Debug the script to make sure the result is reasonable.
Big Data Model
Model Operation
Runs big data model of supOS and output the results.
Model Update
Select big data models that can be updated, and update them automatically and output the results.
Generate Sample Set
Generates sample sets data and synchronizes to X-BD sample set management.
- No downstream operators.
- String type of data in sample set cannot contain English comma ,.
Process Control
Based on the set conditional statements, branch tasks that meet the conditions are executed.
- Connect multiple operators (up to five branches) after the branch task node, and then double-click the branch task to configure its parameters.

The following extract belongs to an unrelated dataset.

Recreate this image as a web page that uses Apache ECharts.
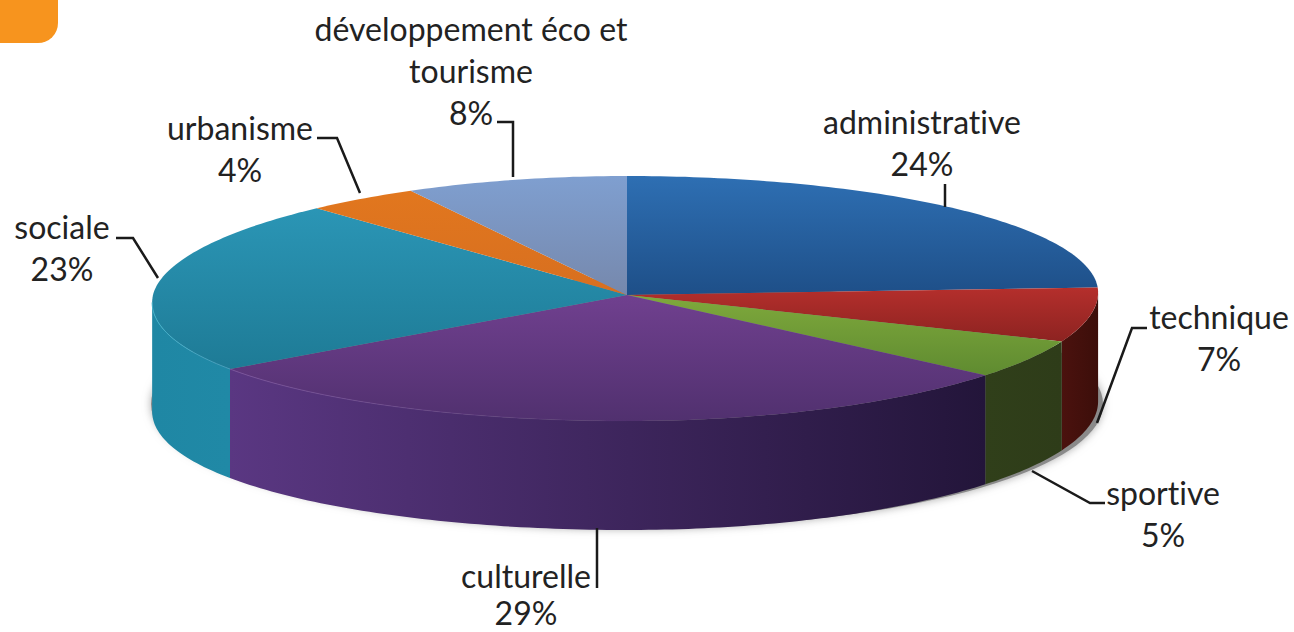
<!DOCTYPE html>
<html>
<head>
<meta charset="utf-8">
<title>Répartition</title>
<script src="https://cdn.jsdelivr.net/npm/echarts@6/dist/echarts.min.js"></script>
<style>
    html, body {margin: 0; padding: 0; background: #fff;}
    #chart {width: 1294px; height: 632px;}
    #chart text {font-variant-ligatures: none;}
</style>
</head>
<body>
<div id="chart"></div>
<script>
// valeurs, dans le sens horaire depuis le haut
const categories = ['administrative', 'technique', 'sportive', 'culturelle', 'sociale', 'urbanisme', 'développement éco et\ntourisme'];
const values = [24, 7, 5, 29, 23, 4, 8];

// dessus de chaque part : [couleur haut, couleur bas, y haut, y bas]
const topColors = [
    ['#2e6fb3', '#1e4f88', 176, 295],
    ['#b52f2c', '#8a2220', 287, 345],
    ['#7fa93c', '#5e8a30', 295, 378],
    ['#70408f', '#50306e', 295, 424],
    ['#2b96b6', '#1e7b96', 205, 368],
    ['#e2771e', '#d76f20', 188, 295],
    ['#7f9fd0', '#7688ac', 176, 295]
];
// flanc de chaque part
const wallColors = [
    ['#4a120f', '#4a120f'],
    ['#4b120e', '#3c0e0a'],
    ['#303f1a', '#2e3c19'],
    ['#5a3782', '#23153a'],
    ['#1f87a4', '#2089a6'],
    ['#1f87a4', '#1f87a4'],
    ['#1f87a4', '#1f87a4']
];
const edgeColors = [null, null, null, '#7d55a0', '#3fb0c8', null, null];

// position des étiquettes : centre du texte, première ligne, interligne, trait de rappel
const labelLayout = [
    {x: 922, y: 121, gap: 42, line: [[945, 184], [945, 207]]},
    {x: 1219, y: 316, gap: 42, line: [[1147, 328], [1132, 328], [1097, 423]]},
    {x: 1163, y: 492, gap: 42, line: [[1105, 503], [1090, 503], [1032, 471]]},
    {x: 526, y: 575, gap: 37, line: [[597, 528], [597, 588]]},
    {x: 62, y: 226, gap: 42, line: [[116, 238], [133, 238], [158, 278]]},
    {x: 240, y: 127, gap: 42, line: [[317, 138], [337, 138], [360, 193]]},
    {x: 471, y: 28, gap: 42, line: [[497, 122], [513, 122], [513, 177]]}
];

const cx = 627, cy = 295, rxLeft = 474, rxRight = 471, ryBack = 119, ryFront = 126, depth = 109;
// angles des points extrêmes à droite et à gauche : le flanc s'arrête là
const wallStart = 89, wallEnd = 266.6;

const total = values.reduce((a, b) => a + b, 0);
let acc = 0;
const angles = values.map(v => {
    const a = [acc / total * 360, (acc + v) / total * 360];
    acc += v;
    return a;
});

// point du bord supérieur, t en degrés depuis le haut
function rim(t) {
    const r = t * Math.PI / 180;
    const s = Math.sin(r), c = Math.cos(r);
    // perspective : le devant gauche s'ouvre un peu plus que l'arrière
    const k = s < 0 ? 0.06 : -0.02;
    const rx = s < 0 ? rxLeft : rxRight;
    return [cx + rx * s * (1 - k * c), cy - (c > 0 ? ryBack : ryFront) * c];
}

function arc(t0, t1) {
    const pts = [];
    const n = Math.max(2, Math.ceil(t1 - t0));
    for (let i = 0; i <= n; i++) {
        pts.push(rim(t0 + (t1 - t0) * i / n));
    }
    return pts;
}

function renderSlice(params, api) {
    const i = params.dataIndex;
    const [t0, t1] = angles[i];
    const children = [];

    // flanc visible
    const w0 = Math.max(t0, wallStart), w1 = Math.min(t1, wallEnd);
    let front = null;
    if (w1 > w0) {
        front = arc(w0, w1);
        const below = front.slice().reverse().map(p => [p[0], p[1] + depth]);
        children.push({
            type: 'polygon',
            z2: 1,
            shape: {points: front.concat(below)},
            style: {
                fill: {
                    type: 'linear', global: true,
                    // de gauche à droite sur la part
                    x: rim(w1)[0], y: 0, x2: rim(w0)[0], y2: 0,
                    colorStops: [{offset: 0, color: wallColors[i][0]}, {offset: 1, color: wallColors[i][1]}]
                }
            }
        });
    }

    const tc = topColors[i];
    children.push({
        type: 'polygon',
        z2: 2,
        shape: {points: [[cx, cy]].concat(arc(t0, t1))},
        style: {
            fill: {
                type: 'linear', global: true,
                x: 0, y: tc[2], x2: 0, y2: tc[3],
                colorStops: [{offset: 0, color: tc[0]}, {offset: 1, color: tc[1]}]
            }
        }
    });

    // filet clair sur l'arête, seulement côté gauche
    if (front && edgeColors[i]) {
        children.push({
            type: 'polyline',
            z2: 3,
            shape: {points: arc(Math.max(t0, 180), Math.min(t1, wallEnd))},
            style: {
                fill: null,
                lineWidth: 1,
                stroke: {
                    type: 'linear', global: true,
                    x: 150, y: 0, x2: 640, y2: 0,
                    colorStops: [{offset: 0, color: edgeColors[i]}, {offset: 1, color: 'rgba(125,85,160,0)'}]
                }
            }
        });
    }

    const lay = labelLayout[i];
    children.push({
        type: 'polyline',
        z2: 4,
        shape: {points: lay.line},
        style: {fill: null, stroke: '#1a1a1a', lineWidth: 2.5}
    });
    const lines = categories[i].split('\n').concat(api.value(0) + '%');
    lines.forEach((txt, j) => {
        children.push({
            type: 'text',
            z2: 5,
            style: {
                x: lay.x,
                y: lay.y + j * lay.gap,
                text: txt,
                align: 'center',
                verticalAlign: 'middle',
                fill: '#222',
                fontFamily: 'Lato',
                fontSize: 32
            }
        });
    });

    return {type: 'group', children: children};
}

const myChart = echarts.init(document.getElementById('chart'), null, {renderer: 'svg'});
myChart.setOption({
    backgroundColor: '#fff',
    animation: false,
    graphic: [
        // onglet orange du coin
        {
            type: 'rect', z: 0,
            shape: {x: -20, y: -20, width: 78, height: 63, r: [0, 0, 20, 0]},
            style: {fill: '#f7941e'}
        },
        // ombre sous le disque
        {
            type: 'ellipse', z: 0,
            shape: {cx: 627, cy: 404, rx: 476, ry: 125},
            style: {fill: '#8a8a8a', shadowBlur: 8, shadowColor: '#aaa'}
        }
    ],
    series: [{
        type: 'custom',
        coordinateSystem: 'none',
        silent: true,
        renderItem: renderSlice,
        data: values
    }]
});
</script>
</body>
</html>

- Click Settings corresponding to each subsequent operator, and set their conditions.info
Make sure the result is boolean type of data, and only condition returns True, will the branch task be executed.
Data Desensitization
By using data desensitization to process multiple fields, the desensitized data will overwrite the original data and flow to downstream operators.
Data Output
Data Output
Configurations are similar to the input data source. For details, see Data Input Node.
- supOS instance
- File data source
- API data source
Message Queue Output
Kafka, mQTT and RocketMQ are supported.
Data Warehouse Output
HBASE Output
- HBase data source only receives string type of data.
- rowKey, as the primary key for an HBase data source, a mapping relationship must be established for it. If there are duplicate values in the data source mapped to it, only the latest row of data will be retained.